(Given exercise)
Retype only what runs from the beginning of the data through the line with "0.05, 0.06, 0.04];"; please omit the pictures and keep every line exact.

----------------

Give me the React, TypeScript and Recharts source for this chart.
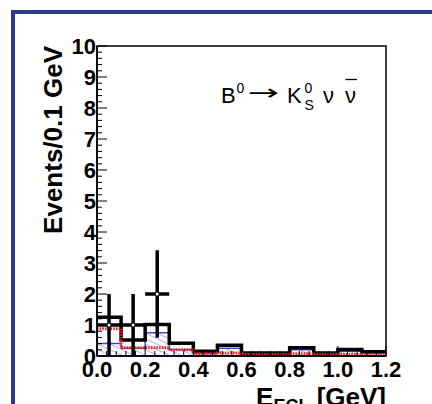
import React from 'react';
import {
  ComposedChart,
  XAxis,
  YAxis,
  Line,
  Area,
  Scatter,
  ErrorBar,
  ReferenceArea,
} from 'recharts';

// Histogram bin edges (GeV) and per-bin contents
const binEdges = [0.0, 0.1, 0.2, 0.3, 0.4, 0.5, 0.6, 0.7, 0.8, 0.9, 1.0, 1.1, 1.2];
const histTotal = [1.25, 0.52, 1.02, 0.41, 0.15, 0.35, 0.1, 0.1, 0.27, 0.1, 0.21, 0.14];
const histHatched = [0.4, 0.25, 0.75, 0.2, 0.08, 0.25, 0.05, 0.05, 0.2, 0.05, 0.15, 0.1];
const histDotted = [0.88, 0.27, 0.27, 0.2, 0.07, 0.1, 0.05, 0.05, 0.07, 0.05, 0.06, 0.04];

// Observed events with statistical errors
const dataX = [0.05, 0.15, 0.25];
const dataY = [1, 1, 2];
const dataErr = [1, 1, 1.41];
const binHalfWidth = 0.05;

// Axis ticks
const yMajorTicks = [0, 1, 2, 3, 4, 5, 6, 7, 8, 9, 10];
const xMajorTicks = [0.0, 0.2, 0.4, 0.6, 0.8, 1.0, 1.2];

const yTicks: number[] = [];
yMajorTicks.slice(0, -1).forEach((v) => {
  for (let k = 0; k < 5; k++) yTicks.push(Math.round((v + k * 0.2) * 100) / 100);
});
yTicks.push(10);

const xTicks: number[] = [];
xMajorTicks.slice(0, -1).forEach((v) => {
  for (let k = 0; k < 5; k++) xTicks.push(Math.round((v + k * 0.04) * 1000) / 1000);
});
xTicks.push(1.2);

const nBins = histTotal.length;
const histRows = binEdges.map((edge, i) => {
  const j = Math.min(i, nBins - 1);
  return { x: edge, total: histTotal[j], hatched: histHatched[j], dotted: histDotted[j] };
});

const points = dataX.map((x, i) => ({ x, y: dataY[i], ey: dataErr[i], ex: binHalfWidth }));

const FONT = '"Liberation Sans", Arial, Helvetica, sans-serif';

const isMultiple = (v: number, step: number) => Math.abs(v / step - Math.round(v / step)) < 1e-6;

const YTick = (props: any) => {
  const { x, y, payload } = props;
  const v = payload.value as number;
  const major = isMultiple(v, 1);
  return (
    <g>
      <line x1={x} x2={x + (major ? 10 : 5)} y1={y} y2={y} stroke="#000" strokeWidth={1} />
      {major && (
        <text x={x - 1} y={y} dy="0.36em" textAnchor="end" fontFamily={FONT} fontWeight="bold" fontSize={22} fill="#000">
          {v}
        </text>
      )}
    </g>
  );
};

const XTick = (props: any) => {
  const { x, y, payload } = props;
  const v = payload.value as number;
  const major = isMultiple(v, 0.2);
  return (
    <g>
      <line x1={x} x2={x} y1={y} y2={y - (major ? 10 : 5)} stroke="#000" strokeWidth={1} />
      {major && (
        <text x={x} y={y + 21} textAnchor="middle" fontFamily={FONT} fontWeight="bold" fontSize={22} fill="#000">
          {v.toFixed(1)}
        </text>
      )}
    </g>
  );
};

const YTitle = (props: any) => {
  const { viewBox } = props;
  const tx = viewBox.x + 25;
  const ty = viewBox.y;
  return (
    <text
      transform={`translate(${tx},${ty}) rotate(-90)`}
      textAnchor="end"
      fontFamily={FONT}
      fontWeight="bold"
      fontSize={26}
      fill="#000"
    >
      Events/0.1 GeV
    </text>
  );
};

const XTitle = (props: any) => {
  const { viewBox } = props;
  const tx = viewBox.x + viewBox.width;
  const ty = viewBox.y + 50;
  return (
    <text x={tx} y={ty} textAnchor="end" fontFamily={FONT} fontWeight="bold" fontSize={26} fill="#000">
      E
      <tspan fontSize={18} dy={6}>ECL</tspan>
      <tspan dy={-6}> [GeV]</tspan>
    </text>
  );
};

const DataMarker = (props: any) => {
  const { cx, cy } = props;
  return <circle cx={cx} cy={cy} r={1.5} fill="#fff" />;
};

export default function App() {
  return (
    <div style={{ position: 'absolute', left: 0, top: 0, width: 432, height: 404, background: '#fff' }}>
      <ComposedChart
        width={432}
        height={404}
        data={histRows}
        margin={{ top: 46, right: 46, bottom: 8, left: 37 }}
      >
        <defs>
          <pattern id="hatch" patternUnits="userSpaceOnUse" width={6} height={5} patternTransform="rotate(25)">
            <line x1={0} y1={0} x2={6} y2={0} stroke="#4f4fd8" strokeWidth={0.9} />
          </pattern>
        </defs>
        <rect x={13} y={12} width={600} height={600} fill="none" stroke="#2b3c8e" strokeWidth={4} />
        <XAxis
          type="number"
          dataKey="x"
          domain={[0, 1.2]}
          ticks={xTicks}
          interval={0}
          tickSize={0}
          tickMargin={0}
          tickLine={false}
          tick={<XTick />}
          axisLine={{ stroke: '#000', strokeWidth: 1.5 }}
          height={40}
          allowDataOverflow
          label={<XTitle />}
        />
        <YAxis
          type="number"
          domain={[0, 10]}
          ticks={yTicks}
          interval={0}
          tickSize={0}
          tickMargin={0}
          tickLine={false}
          tick={<YTick />}
          axisLine={{ stroke: '#000', strokeWidth: 1.5 }}
          width={60}
          allowDataOverflow
          label={<YTitle />}
        />
        <ReferenceArea x1={0} x2={1.2} y1={0} y2={10} fill="none" stroke="#000" strokeWidth={1.5} fillOpacity={0} />
        <Line
          type="stepAfter"
          dataKey="total"
          stroke="#000"
          strokeWidth={3.5}
          dot={false}
          isAnimationActive={false}
        />
        <Area
          type="stepAfter"
          dataKey="hatched"
          stroke="#4646cc"
          strokeWidth={1.5}
          fill="url(#hatch)"
          fillOpacity={1}
          isAnimationActive={false}
        />
        <Line
          type="stepAfter"
          dataKey="dotted"
          stroke="#ff1a1a"
          strokeWidth={3}
          strokeDasharray="1.5 1.2"
          dot={false}
          isAnimationActive={false}
        />
        <Scatter data={points} dataKey="y" shape={<DataMarker />} isAnimationActive={false}>
          <ErrorBar dataKey="ey" direction="y" width={0} stroke="#000" strokeWidth={3.5} />
          <ErrorBar dataKey="ex" direction="x" width={0} stroke="#000" strokeWidth={3.5} />
        </Scatter>
        {/* decay-mode annotation */}
        <g fontFamily={FONT} fill="#000">
          <text x={221} y={103} fontSize={22}>B</text>
          <text x={236.5} y={93} fontSize={14}>0</text>
          <text
            transform="translate(248,99.5) scale(1.7,1)"
            fontFamily='"DejaVu Sans", sans-serif'
            fontSize={22}
          >
            {'\u2192'}
          </text>
          <text x={287} y={103} fontSize={22}>K</text>
          <text x={304.5} y={93} fontSize={14}>0</text>
          <text x={304.5} y={110} fontSize={14}>S</text>
          <text x={323} y={103} fontSize={22}>{'\u03BD'}</text>
          <text x={345} y={103} fontSize={22}>{'\u03BD'}</text>
          <line x1={345.5} x2={357} y1={79.5} y2={79.5} stroke="#000" strokeWidth={1.3} />
        </g>
      </ComposedChart>
    </div>
  );
}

----------------

(Solution to this task)
Give me the React, TypeScript and Recharts source for this chart.
import React from 'react';
import {
  ComposedChart,
  XAxis,
  YAxis,
  Line,
  Area,
  Scatter,
  ErrorBar,
  ReferenceArea,
} from 'recharts';

// Histogram bin edges (GeV) and per-bin contents
const binEdges = [0.0, 0.1, 0.2, 0.3, 0.4, 0.5, 0.6, 0.7, 0.8, 0.9, 1.0, 1.1, 1.2];
const histTotal = [1.25, 0.52, 1.02, 0.41, 0.15, 0.35, 0.1, 0.1, 0.27, 0.1, 0.21, 0.14];
const histHatched = [0.4, 0.25, 0.75, 0.2, 0.08, 0.25, 0.05, 0.05, 0.2, 0.05, 0.15, 0.1];
const histDotted = [0.88, 0.27, 0.27, 0.2, 0.07, 0.1, 0.05, 0.05, 0.07, 0.05, 0.06, 0.04];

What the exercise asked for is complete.